I suggest you set your router up with just one PC or a laptop, without the server connected to the router.

Check if you have connection to the internet on the client computer. If yes, then all i'd suggest you do is make sure that the server has a static ip: 192.168.1.2, depending on the address of your router, and keep the rest dynamic as you'll only really need to use a static IP and nothing else, if you're using just 1 server etc.

Then you'll have internet access.

Give that a shot and report back.

Christian


----------



## emoorehead (Jul 18, 2007)

Thanks, I am on now. I have one additional question, for my remote access setup would I use the static IP address provided by ISP or static IP: 192.xxx.x.2


----------



## p0ng0 (Sep 15, 2007)

Firstly, by 'i am on now' do you mean that you are now on a client computer, or everything is a success and the server now has external connectivity?

Anyway, now, you must open the port for RDP (Remote Desktop Protocol) which is TCP 3389. Make sure this port is opened for 192.xxx.x.2.

Now, to access your server externally, you will enter your WAN IP (which may look something like 85.x.x.x, 98.x.x.x).

If you are going to access your server internally only, you won't need to open a port.


----------



## emoorehead (Jul 18, 2007)

Thank you, you have been a tremendous help. Yes, by 'i am on no' " was saying everything is a success and the sever now has external connectivity. I have opened the TCP port 3389 and have successfully logged on remotely. A donation will be posted in the next day or two. Thanks again!!!!!!!!!!!!!!!


----------



## p0ng0 (Sep 15, 2007)

Congratulations! 

You'll only need to open the port if you plan to connect to your server remotely from outside your internal network.

If you will only access your server internally, you won't need to open the port.

Christian


----------



## Mordreneth (Jul 3, 2009)

Just my 2 pence worth..... 

Opening RDP 3389 to the big bad internet is not a good idea from a security point of view...Most networks are port scanned almost all the time....and if they see 3389 is open, then they'll start attacking it...
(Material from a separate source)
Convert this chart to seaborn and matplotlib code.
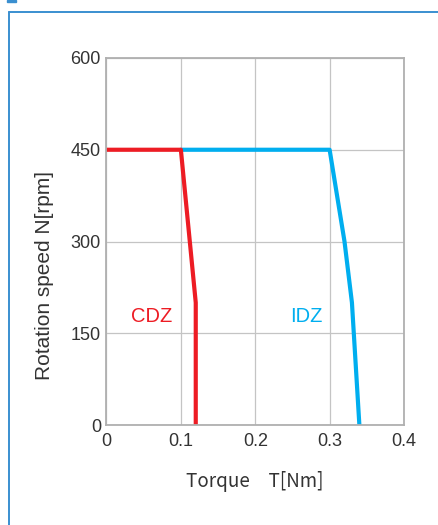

Best option, is to set up a VPN if you want to remotely access your servers....if not, then set the router to SAT translate a different port number (eg port 33389 -> server's port 3389)


----------



## p0ng0 (Sep 15, 2007)

Ahh, that's a fair point also!

However, depending on what the purpose of your server is, for example, mine is for lab only, so i'm not too worried of attacks, but very valid point!


----------



## Mordreneth (Jul 3, 2009)

p0ng0 said:


> Ahh, that's a fair point also!
> 
> However, depending on what the purpose of your server is, for example, mine is for lab only, so i'm not too worried of attacks, but very valid point!


What's ya server's IP?


----------



## Mordreneth (Jul 3, 2009)

Just kidding


----------



## p0ng0 (Sep 15, 2007)

lol!


----------